The freedom of information request submitted by carwow also found that Birmingham City Council has been charged £77,768 in fees and fines due to non-compliant council vehicles driving into the city’s Clean Air Zone since it was established in June 2021.

Birmingham City Council said that it is “investing in a cleaner fleet so all vehicles operated by the council meet the emission standards of the Clean Air Zone”.

A total of £1,250,453.92 in estimated fines was found by the investigation. Carwow asked authorities in the country’s two largest cities how many times since 2017 their vehicles had incurred charges and penalties from entering London’s Ultra Low Emissions Zone (ULEZ) and Birmingham’s Clean Air Zone (CAZ), as well as any other notices of any kind such as bus lane or parking fines. Penalties for driving in low-traffic neighbourhoods were also included.

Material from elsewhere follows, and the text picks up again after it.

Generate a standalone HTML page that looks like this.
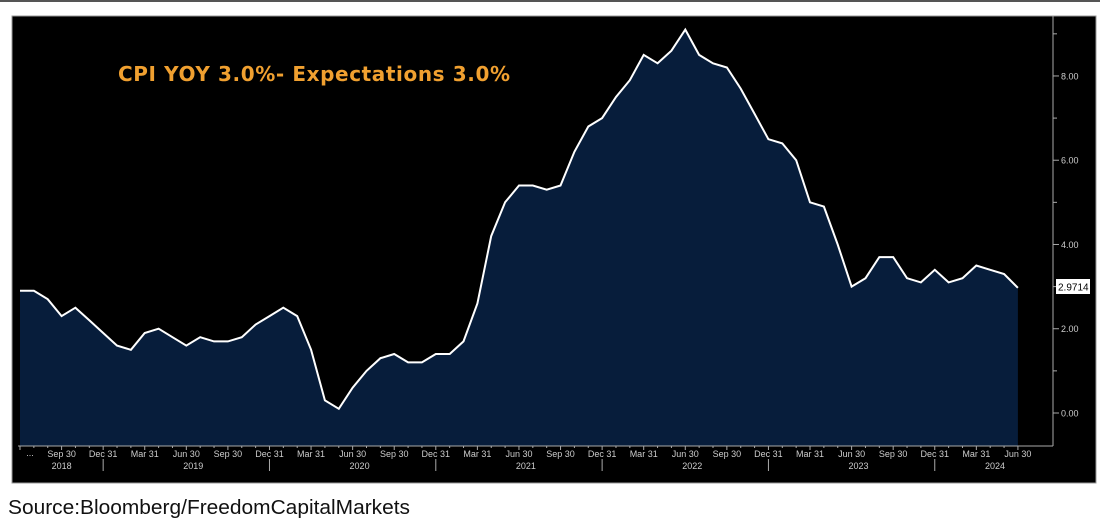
<!DOCTYPE html>
<html><head><meta charset="utf-8"><style>
body{margin:0;background:#fff;width:1100px;height:519px;overflow:hidden;font-family:"Liberation Sans",sans-serif}
</style></head><body>
<svg width="1100" height="519" xmlns="http://www.w3.org/2000/svg" id="s">
<rect x="0" y="0" width="1100" height="2" fill="#555"/>
<rect x="12" y="16" width="1084" height="467" fill="#000" stroke="#999" stroke-width="1"/>
<g id="g"></g>
<text x="118" y="81" fill="#f0a030" font-family="DejaVu Sans,Liberation Sans,sans-serif" font-weight="bold" font-size="20" textLength="392" lengthAdjust="spacing">CPI YOY 3.0%- Expectations 3.0%</text>
<text x="8" y="514" fill="#111" font-size="20" textLength="402" lengthAdjust="spacingAndGlyphs">Source:Bloomberg/FreedomCapitalMarkets</text>
</svg>
<script>
var d=[2.9,2.9,2.7,2.3,2.5,2.2,1.9,1.6,1.5,1.9,2.0,1.8,1.6,1.8,1.7,1.7,1.8,2.1,2.3,2.5,2.3,1.5,0.3,0.1,0.6,1.0,1.3,1.4,1.2,1.2,1.4,1.4,1.7,2.6,4.2,5.0,5.4,5.4,5.3,5.4,6.2,6.8,7.0,7.5,7.9,8.5,8.3,8.6,9.1,8.5,8.3,8.2,7.7,7.1,6.5,6.4,6.0,5.0,4.9,4.0,3.0,3.2,3.7,3.7,3.2,3.1,3.4,3.1,3.2,3.5,3.4,3.3,2.9714];
function X(i){return 20+13.86*i}function Y(v){return 413-42.13*v}
var h='',p=d.map(function(v,i){return X(i).toFixed(1)+','+Y(v).toFixed(1)}).join(' ');
h+='<polygon points="20,446 '+p+' '+X(72).toFixed(1)+',446" fill="#071d3b"/>';
h+='<polyline points="'+p+'" fill="none" stroke="#fff" stroke-width="2"/>';
h+='<line x1="1053" y1="16" x2="1053" y2="446" stroke="#aaa"/>';
h+='<line x1="18" y1="446" x2="1053" y2="446" stroke="#aaa"/>';
for(var v=0;v<=9;v++){var y=Y(v);h+='<line x1="1053" y1="'+y+'" x2="'+(v%2?1057:1059)+'" y2="'+y+'" stroke="#aaa"/>';
if(v%2==0)h+='<text x="1061" y="'+(y+3.5)+'" fill="#ccc" font-size="9">'+v.toFixed(2)+'</text>';}
h+='<rect x="1056" y="279" width="34" height="15" fill="#fff"/><text x="1058" y="290.5" font-size="10" fill="#000">2.9714</text>';
var q=['Sep 30','Dec 31','Mar 31','Jun 30'];
h+='<text x="30" y="456" fill="#ccc" font-size="9" text-anchor="middle">...</text>';
for(var i=0;i<=72;i++){var x=X(i);h+='<line x1="'+x+'" y1="446" x2="'+x+'" y2="'+(i%3==0?450:448)+'" stroke="#aaa"/>';}
for(var k=0;k<24;k++){var i=3+3*k,x=X(i);h+='<text x="'+x+'" y="457" fill="#ccc" font-size="9" text-anchor="middle">'+q[k%4]+'</text>';
if(k%4==1&&k<23)h+='<line x1="'+x+'" y1="459" x2="'+x+'" y2="471" stroke="#aaa"/>';}
var yrs=[[2018,X(3)],[2019,X(12.5)],[2020,X(24.5)],[2021,X(36.5)],[2022,X(48.5)],[2023,X(60.5)],[2024,995]];
yrs.forEach(function(a){h+='<text x="'+a[1]+'" y="469" fill="#ccc" font-size="9" text-anchor="middle">'+a[0]+'</text>'});
document.getElementById('g').innerHTML=h;
</script>
</body></html>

TfL administers the ULEZ and though it had stated that its vehicles were registered to ‘AutoPay’ the charges, it had incurred 1,311 instances of non-compliant vehicles entering the zone since it was introduced, collecting £16,387.50 in fines as a result. The majority of these were in 2019 when the zone was first introduced. TfL has stated that the only non-compliant vehicle that now enters the zone regularly is used by the London Transport Museum to move stock.

London’s councils didn’t fare any better and incurred higher charges. The Royal Borough of Greenwich, for instance, was charged £32,000 by TfL for the 2,584 non-compliant journeys undertaken into the ULEZ between October 2021 (when the zone was expanded to include Greenwich) and April 2022. The council stated that supply chain issues had made it difficult to acquire ULEZ-compliant vehicles.

Ealing council, meanwhile, had conducted 1,635 non-compliant trips, racking up £20,437.50 in fines in the process. Some councils, including Wandsworth and Hackney, said that all of their vehicles were ULEZ compliant, however.

In Birmingham, the Clean Air Zone brings a £120 penalty – reduced to £60 if paid within 14 days – to drivers. The city’s council stated that non-compliant council vehicles made 3,586 trips into the CAZ since June 2021, resulting in a bill of at least £28,688, and up to £179,300 depending on the type of vehicle.

Many other penalty notices were incurred, with Islington Council stating that it has received 2,117 Penalty Charge Notices (PCNs) from 2017 to mid-2022, the highest figure of any council that responded to the request and one that equated to £215,172 in charges. Islington council told Carwow that its vehicles are subject to “the same restrictions as vehicles belonging to members of the public” and that it works “to ensure that staff driving council vehicles are familiar with the relevant traffic and parking restrictions, and to ensure that these are adhered to.”

Transport for London said that it is “committed to reducing road danger and disruption in London”, and as such its vehicles are not exempt from road rules. The organisation said: “Any TfL employee who receives a PCN while working is reminded of our expectation that TfL employees must comply with all laws at all times, including abiding by the rules of the road.”